By contrast, the Yilgarn craton, which hosts the Jack Hills, is constrained by only a few highly reliable paleomagnetic poles through the interval 3.5–1.0 Ga (Wingate et al., 2002; Smirnov et al., 2013; Pisarevsky et al., 2014), which for perspective, spans more than half of Earth history. It is thus difficult to assess any hypothesis of remagnetization in the Jack Hills region, because for most conceivable ages of overprinting, one observed magnetic remanence direction would appear nearly as viable as any other. Weiss et al. (2015) found broad agreement between their observed overprint directions and those of the well-constrained Warakurna large igneous province at 1.07 Ga; indeed, a Warakurna mafic dike intrudes the Jack Hills within a hectometer of the “Discovery Site” that has yielded many of the Hadean zircons and some of the paleomagnetic results.
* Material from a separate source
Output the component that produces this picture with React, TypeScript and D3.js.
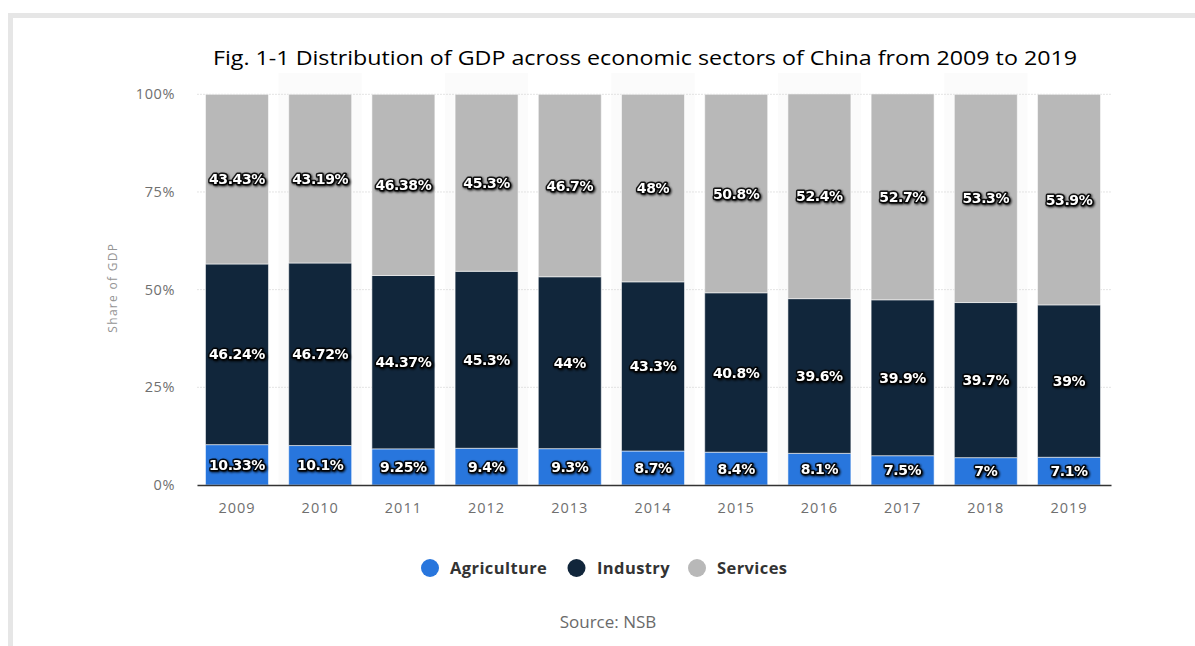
import React from "react";
import * as d3 from "d3";

const years = ["2009", "2010", "2011", "2012", "2013", "2014", "2015", "2016", "2017", "2018", "2019"];
const agriculture = [10.33, 10.1, 9.25, 9.4, 9.3, 8.7, 8.4, 8.1, 7.5, 7, 7.1];
const industry = [46.24, 46.72, 44.37, 45.3, 44, 43.3, 40.8, 39.6, 39.9, 39.7, 39];
const services = [43.43, 43.19, 46.38, 45.3, 46.7, 48, 50.8, 52.4, 52.7, 53.3, 53.9];
const seriesNames = ["Agriculture", "Industry", "Services"];
const seriesColors = ["#2876dd", "#11263b", "#b8b8b8"];
const yTicks = [0, 25, 50, 75, 100];

const W = 1195;
const H = 646;

export default function App() {
  const x = d3.scaleBand<string>().domain(years).range([195.5, 1110.5]).paddingInner(0.243).paddingOuter(0.12);
  const y = d3.scaleLinear().domain([0, 100]).range([485, 94.3]);
  const bw = x.bandwidth();
  const step = x.step();

  const rows = years.map((yr, i) => ({
    year: yr,
    Agriculture: agriculture[i],
    Industry: industry[i],
    Services: services[i],
  }));
  const stack = d3.stack<any>().keys(seriesNames)(rows);

  const axisX0 = (x(years[0]) as number) - 8;
  const axisX1 = (x(years[years.length - 1]) as number) + bw + 11;

  const legendItems = [
    { name: "Agriculture", cx: 430, tx: 450 },
    { name: "Industry", cx: 576.5, tx: 597 },
    { name: "Services", cx: 697, tx: 717 },
  ];

  return (
    <svg width={W} height={H} style={{ position: "absolute", left: 0, top: 0 }} xmlns="http://www.w3.org/2000/svg">
      <defs>
        <filter id="lblShadow" x="-20%" y="-40%" width="140%" height="180%">
          <feDropShadow dx="1" dy="1" stdDeviation="0.9" floodColor="#000" floodOpacity="0.95" />
        </filter>
      </defs>
      <rect x={0} y={0} width={W} height={H} fill="#fff" />
      <rect x={8} y={13} width={1300} height={800} fill="#e6e6e6" />
      <rect x={13} y={18} width={1300} height={800} fill="#fff" />

      {/* alternating column bands */}
      {years.map((yr, i) =>
        i % 2 === 1 ? (
          <rect
            key={"band" + yr}
            x={(x(yr) as number) - (step - bw) / 2}
            y={73}
            width={step}
            height={y(0) - 73}
            fill="#fbfbfb"
          />
        ) : null
      )}

      {/* title */}
      <text
        x={645}
        y={65}
        textAnchor="middle"
        fontFamily="'Open Sans', sans-serif"
        fontSize={20.5}
        fill="#000"
        textLength={864}
        lengthAdjust="spacingAndGlyphs"
      >
        Fig. 1-1 Distribution of GDP across economic sectors of China from 2009 to 2019
      </text>

      {/* grid */}
      {yTicks.filter((t) => t > 0).map((t) => (
        <line
          key={"g" + t}
          x1={axisX0}
          x2={axisX1}
          y1={y(t)}
          y2={y(t)}
          stroke="#c8c8c8"
          strokeWidth={1}
          strokeDasharray="1,2"
        />
      ))}

      {/* y tick labels */}
      {yTicks.map((t) => (
        <text
          key={"yt" + t}
          x={175}
          y={y(t)}
          dy="0.35em"
          textAnchor="end"
          fontFamily="'Open Sans', sans-serif"
          fontSize={14.5}
          letterSpacing={0.6}
          fill="#6f6f6f"
        >
          {t + "%"}
        </text>
      ))}

      {/* y axis title */}
      <text
        transform={`translate(117,${(y(0) + y(100)) / 2 - 2}) rotate(-90)`}
        textAnchor="middle"
        fontFamily="'Open Sans', sans-serif"
        fontSize={12}
        letterSpacing={1.3}
        fill="#959595"
      >
        Share of GDP
      </text>

      {/* bars */}
      {stack.map((layer, si) =>
        layer.map((d, i) => (
          <rect
            key={"b" + si + "-" + i}
            x={x(years[i]) as number}
            y={y(d[1])}
            width={bw}
            height={y(d[0]) - y(d[1])}
            fill={seriesColors[si]}
            stroke="rgba(255,255,255,0.55)"
            strokeWidth={1}
          />
        ))
      )}

      {/* x axis line */}
      <line x1={axisX0} x2={axisX1} y1={y(0) + 0.5} y2={y(0) + 0.5} stroke="#333" strokeWidth={1.3} />

      {/* bar labels */}
      {stack.map((layer, si) =>
        layer.map((d, i) => {
          const v = [agriculture, industry, services][si][i];
          return (
            <text
              key={"l" + si + "-" + i}
              x={(x(years[i]) as number) + bw / 2}
              y={(y(d[0]) + y(d[1])) / 2}
              dy="0.36em"
              textAnchor="middle"
              fontFamily="'DejaVu Sans', Verdana, sans-serif"
              fontWeight="bold"
              fontSize={14}
              letterSpacing={-0.4}
              fill="#fff"
              stroke="#000"
              strokeWidth={3}
              strokeOpacity={0.85}
              strokeLinejoin="round"
              paintOrder="stroke"
              filter="url(#lblShadow)"
            >
              {v + "%"}
            </text>
          );
        })
      )}

      {/* x tick labels */}
      {years.map((yr) => (
        <text
          key={"xt" + yr}
          x={(x(yr) as number) + bw / 2}
          y={513}
          textAnchor="middle"
          fontFamily="'Open Sans', sans-serif"
          fontSize={14.5}
          letterSpacing={1}
          fill="#6f6f6f"
        >
          {yr}
        </text>
      ))}

      {/* legend */}
      {legendItems.map((it, i) => (
        <g key={"lg" + it.name}>
          <circle cx={it.cx} cy={568} r={9} fill={seriesColors[i]} />
          <text
            x={it.tx}
            y={568}
            dy="0.35em"
            fontFamily="'Open Sans', sans-serif"
            fontWeight="bold"
            fontSize={16.5}
            letterSpacing={0.4}
            fill="#333"
          >
            {it.name}
          </text>
        </g>
      ))}

      {/* source */}
      <text
        x={608}
        y={628}
        textAnchor="middle"
        fontFamily="'Open Sans', sans-serif"
        fontSize={17}
        fill="#6a6a6a"
      >
        Source: NSB
      </text>
    </svg>
  );
}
Perplexingly, the Warakurna overprint described by Weiss et al. (2015) represents, at most, a minor component of the other research group’s dataset (Bono et al., 2018), which contains two other magnetic remanence directions interpreted as partial but not complete regional overprints—tentatively assigned to various ages by comparisons to an independent geochronologic study of the area (Rasmussen et al., 2010). At present, two principal questions remain unanswered in the Jack Hills debate: why do the two research groups observe markedly different results, and what is the complete thermal-magnetic history of the Jack Hills region? Differences in methodology and laboratory procedure may explain the first issue. Steady determination of younger paleomagnetic poles from the numerous mafic igneous rocks of the Western Australian shield can address the second question, and provide essential context for any magnetic investigation of its fragmentary earlier record.